The company has recently secured $25 million in Series A funding for its efforts to redesign overhead power lines so it’s possible to transmit twice as much electricity without having to change or retrofit utility poles.

A highly more efficient design for overhead power lines

Today’s power lines are typically made of two materials, namely an aluminum wire with a steel core. The new design, however, uses a core made from carbon composite, a strong but lightweight material used in plane manufacturing.

Since they’re made from a material that’s more durable than steel, the new lines are less prone to sagging dangerously. Plus, because carbon composite is lightweight, it’s possible to use more aluminum around the outside, significantly increasing the amount of electricity that can flow through those power lines. What’s more, the lines can also be covered in extra insulation to help prevent wildfires.

Earlier this year, TS Conductor replaced a line in North Dakota in an effort to support new wind farms in the vicinity.

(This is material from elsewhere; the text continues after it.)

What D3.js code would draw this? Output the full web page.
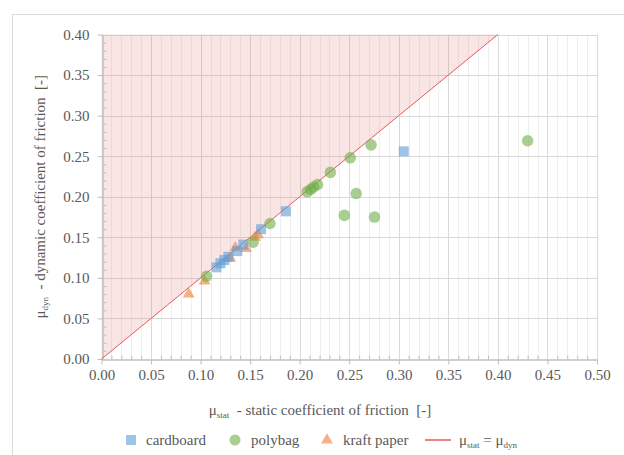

The new lines helped the local utility company avoid replacing 60 support structures.

“The project they did with the previous generation of the conductor the year before took them a year, and the project they did with our conductor because they didn’t need to touch any other infrastructure, took them three months,” says John Resler, executive vice president of sales for TS Conductor. While the new power lines are more expensive than conventional ones, overall the result is a net saving. Not only that, since the power lines are more efficient, their carbon footprint is significantly smaller than that of older designs.